While cfPWV may be suitable for assessments of arterial stiffness in children, it has not been rigorously studied in neonates. For neonates, the carotid and brachial waveforms have similar contours and likely provide comparable information [8]. Thus, we measured brachial-femoral PWV (bfPWV), a less obtrusive measurement that can be conducted using oscillometry rather than tonometry, and has been previously used in 2- to 6-week-old infants [9]. Therefore, we aimed to (a) determine the feasibility of assessing bfPWV using an oscillometric technique in neonates and (b) measure the association between bfPWV and normative cfPWV data from the meta-regression. We hypothesized that (a) measuring bfPWV would be feasible using an oscillometric technique in neonates and (b) mean bfPWV values from neonates would overlap with the intercept (year 0) from the normative data generated from the meta-regression.

We measured bfPWV in five neonates (1–2 days old; mean weight 3.65 kg [95% CI: 3.10, 4.36 kg]) from healthy women. We used 2.5 cm wide oscillometric cuffs placed on the upper right arm and right thigh (Fig. 1). Cuffs were inflated to subdiastolic blood pressures (~60 mm Hg), and pressure waveforms were recorded with the Vicorder (Skidmore Medical, Bristol, UK). The pulse wave path distance was measured from the substernal notch to the umbilicus. The cuffs were inflated for 3–5 heart cycles. If the neonate appeared distressed, the cuffs were deflated. Three measures were taken, and the closest 2 were averaged.

Fig. 1

Neonate setup and example waveform. a Neonate setup: bfPWV was assessed using oscillometric cuffs placed on the upper right arm and thigh. b Example waveform, (top) proximal cuff measurement from the upper right arm, (bottom) distal cuff measurement from the thigh

We successfully obtained acceptable-quality bfPWV measurements for all neonates (n = 5), with a mean bfPWV of 3.64 (95% CI: 3.31, 3.97) m/s (Table 1). These measurements were completed within several minutes for all but one neonate, who began to cry following cuff inflation. Acceptable measurements were obtained following reinflation.

Table 1 Neonate characteristics

Measuring bfPWV using an oscillometric technique is feasible in healthy-term neonates and yields results that are comparable to published cfPWV data in children. As hypothesized, the mean bfPWV of 3.64 (95% CI: 3.31, 3.97) m/s from the neonates overlapped with the intercept [3.61 (95% CI: 3.07, 4.16) m/s] from the meta-regression analysis.

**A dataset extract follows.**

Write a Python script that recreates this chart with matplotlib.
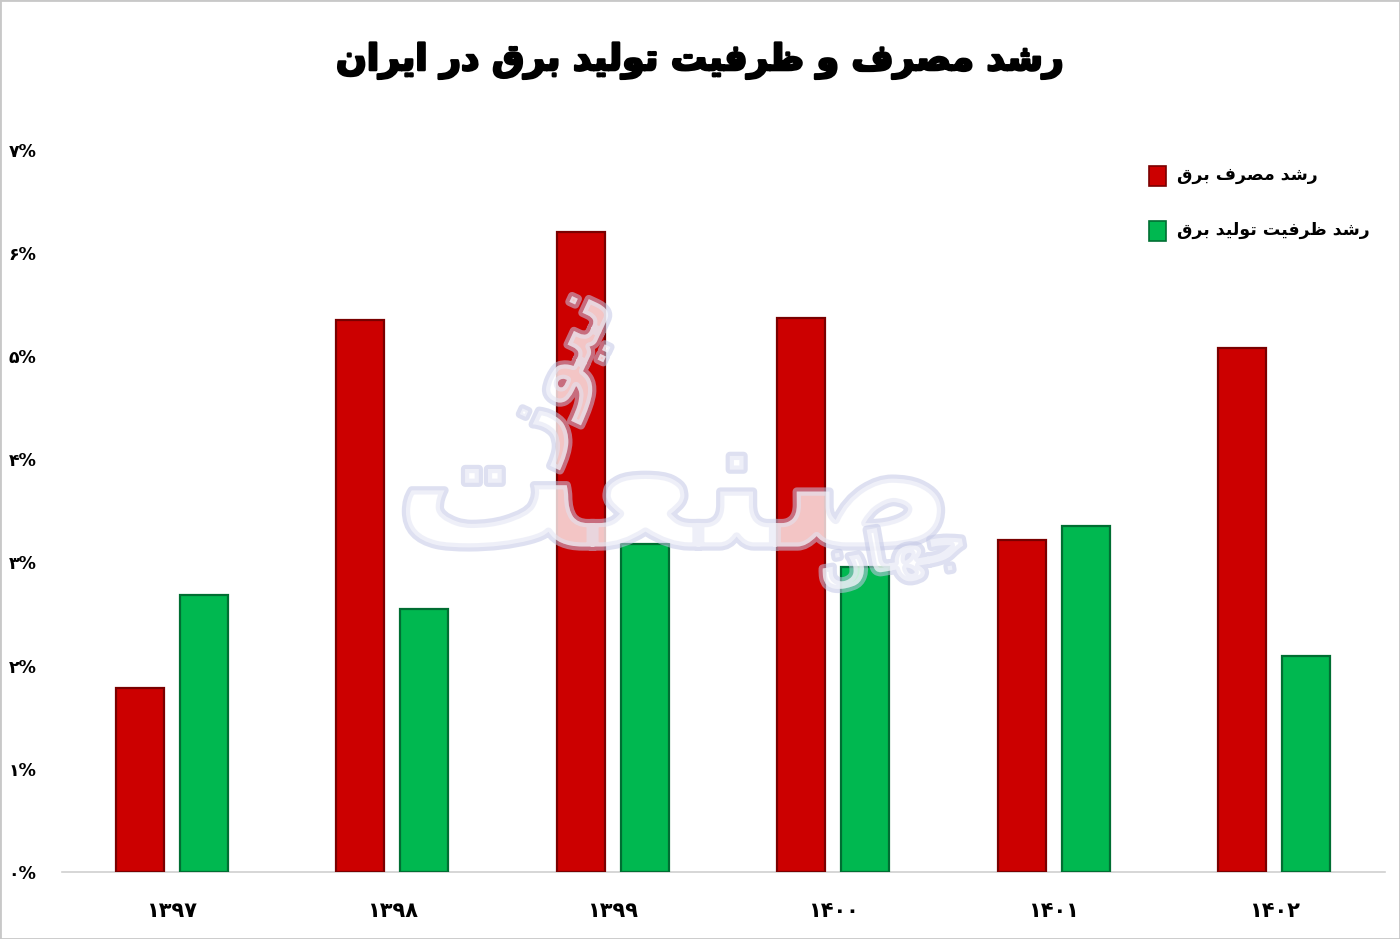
import matplotlib
matplotlib.use("Agg")
import matplotlib.pyplot as plt
import matplotlib.patheffects as pe
import numpy as np
from matplotlib.patches import Rectangle

# data
years = ["۱۳۹۷", "۱۳۹۸", "۱۳۹۹", "۱۴۰۰", "۱۴۰۱", "۱۴۰۲"]
consumption = [1.78, 5.35, 6.20, 5.37, 3.22, 5.08]
capacity = [2.68, 2.55, 3.18, 2.96, 3.35, 2.09]
yticks = [0, 1, 2, 3, 4, 5, 6, 7]
ytick_labels = ["۰%", "۱%", "۲%", "۳%", "۴%", "۵%", "۶%", "۷%"]
title = "رشد مصرف و ظرفیت تولید برق در ایران"
label_cons = "رشد مصرف برق"
label_cap = "رشد ظرفیت تولید برق"

# matplotlib has no arabic shaping, so map letters to presentation forms by hand
FORMS = {
    'ا': ('\uFE8D', '\uFE8E', None, None),
    'ب': ('\uFE8F', '\uFE90', '\uFE91', '\uFE92'),
    'ت': ('\uFE95', '\uFE96', '\uFE97', '\uFE98'),
    'ج': ('\uFE9D', '\uFE9E', '\uFE9F', '\uFEA0'),
    'د': ('\uFEA9', '\uFEAA', None, None),
    'ر': ('\uFEAD', '\uFEAE', None, None),
    'ز': ('\uFEAF', '\uFEB0', None, None),
    'ش': ('\uFEB5', '\uFEB6', '\uFEB7', '\uFEB8'),
    'ص': ('\uFEB9', '\uFEBA', '\uFEBB', '\uFEBC'),
    'ظ': ('\uFEC5', '\uFEC6', '\uFEC7', '\uFEC8'),
    'ع': ('\uFEC9', '\uFECA', '\uFECB', '\uFECC'),
    'ف': ('\uFED1', '\uFED2', '\uFED3', '\uFED4'),
    'ق': ('\uFED5', '\uFED6', '\uFED7', '\uFED8'),
    'ل': ('\uFEDD', '\uFEDE', '\uFEDF', '\uFEE0'),
    'م': ('\uFEE1', '\uFEE2', '\uFEE3', '\uFEE4'),
    'ن': ('\uFEE5', '\uFEE6', '\uFEE7', '\uFEE8'),
    'ه': ('\uFEE9', '\uFEEA', '\uFEEB', '\uFEEC'),
    'و': ('\uFEED', '\uFEEE', None, None),
    'ی': ('\uFBFC', '\uFBFD', '\uFEF3', '\uFEF4'),
}


def shape(text):
    out = []
    n = len(text)
    for i, c in enumerate(text):
        if c not in FORMS:
            out.append(c)
            continue
        iso, fin, ini, med = FORMS[c]
        prev = text[i - 1] if i > 0 else ''
        nxt = text[i + 1] if i < n - 1 else ''
        joins_prev = prev in FORMS and FORMS[prev][2] is not None
        joins_next = nxt in FORMS and ini is not None
        if joins_prev and joins_next:
            out.append(med)
        elif joins_prev:
            out.append(fin)
        elif joins_next:
            out.append(ini)
        else:
            out.append(iso)
    return ''.join(reversed(out))


plt.rcParams['font.family'] = ['DejaVu Sans']

fig = plt.figure(figsize=(14, 9.39), dpi=100)
ax = fig.add_axes([0.044, 0.0714, 0.945, 0.769])

x = np.arange(len(years))
w = 0.218
off = 0.145
red = '#cc0000'
green = '#00b850'
ax.bar(x - off, consumption, w, color=red, edgecolor='#7a0000', linewidth=1.6, zorder=3)
ax.bar(x + off, capacity, w, color=green, edgecolor='#006e32', linewidth=1.6, zorder=3)

ax.set_xlim(-0.5, len(years) - 0.5)
ax.set_ylim(0, 7)
ax.set_yticks(yticks)
ax.set_yticklabels(ytick_labels, fontsize=12.5, fontweight='bold')
ax.set_xticks(x)
ax.set_xticklabels(years, fontsize=15, fontweight='bold')
ax.tick_params(axis='x', length=0, pad=21)
for lab in ax.get_yticklabels():
    lab.set_horizontalalignment('left')
    lab.set_x(-0.04)
ax.tick_params(axis='y', length=0, pad=0)

for s in ['top', 'right', 'left']:
    ax.spines[s].set_visible(False)
ax.spines['bottom'].set_color('#d0d0d0')
ax.spines['bottom'].set_linewidth(1.2)

# watermark, semi transparent over the bars
wm = dict(color='white', alpha=0.5, fontweight='bold', ha='center', va='center', zorder=5,
          path_effects=[pe.withStroke(linewidth=6, foreground='#c3c8e6', alpha=0.55)])
fig.text(675 / 1400, 1 - 495 / 939, shape("صنعت"), fontsize=135, **wm)
fig.text(560 / 1400, 1 - 372 / 939, shape("نیوز"), fontsize=62, rotation=65, **wm)
fig.text(893 / 1400, 1 - 555 / 939, shape("جهان"), fontsize=42, rotation=10, **wm)

fig.text(0.5, 0.935, shape(title), fontsize=26, fontweight='bold',
         ha='center', va='center',
         path_effects=[pe.withStroke(linewidth=1.8, foreground='black')])

# legend
fig.patches.append(Rectangle((1149 / 1400, 1 - 186 / 939), 17 / 1400, 20 / 939,
                             transform=fig.transFigure, facecolor=red,
                             edgecolor='#7a0000', linewidth=1.2))
fig.patches.append(Rectangle((1149 / 1400, 1 - 241 / 939), 17 / 1400, 20 / 939,
                             transform=fig.transFigure, facecolor=green,
                             edgecolor='#006e32', linewidth=1.2))
fig.text(1177 / 1400, 1 - 175 / 939, shape(label_cons), fontsize=12.5,
         fontweight='bold', ha='left', va='center')
fig.text(1177 / 1400, 1 - 230 / 939, shape(label_cap), fontsize=12.5,
         fontweight='bold', ha='left', va='center')

# image border
fig.patches.append(Rectangle((0, 0), 1, 1, transform=fig.transFigure,
                             fill=False, edgecolor='#c8c8c8', linewidth=2))

fig.savefig('out.png', dpi=100)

We showed that measuring bfPWV is feasible in neonates, supporting its use in future studies. The ability to measure bfPWV would allow the design of studies to evaluate the effect of modifying lifestyle behaviors as early as infancy, taking a primordial prevention approach to CVD. Primordial prevention focuses on preventing the development of CVD risk factors rather than the treatment of existing risk factors once they occur. Assessing bfPWV since birth can provide a unique opportunity to track individuals across the lifespan. OBGYN and pediatric clinics would be the ideal clinical settings to implement these methodologies, considering prenatal care is the initial access to health care for most neonates, and pediatricians evaluate neonates through their development into adulthood. Compared with the standard cfPWV measurement, bfPWV measurement requires minimal training, takes a shorter time to ascertain measurements, and resembles typical blood pressure measurements, allowing for easier implementation in clinical settings. Future directions would be to implement bfPWV measurements in OBGYN and pediatric clinics to track CVD risk, detect early abnormalities, and enable the implementation of a primordial approach.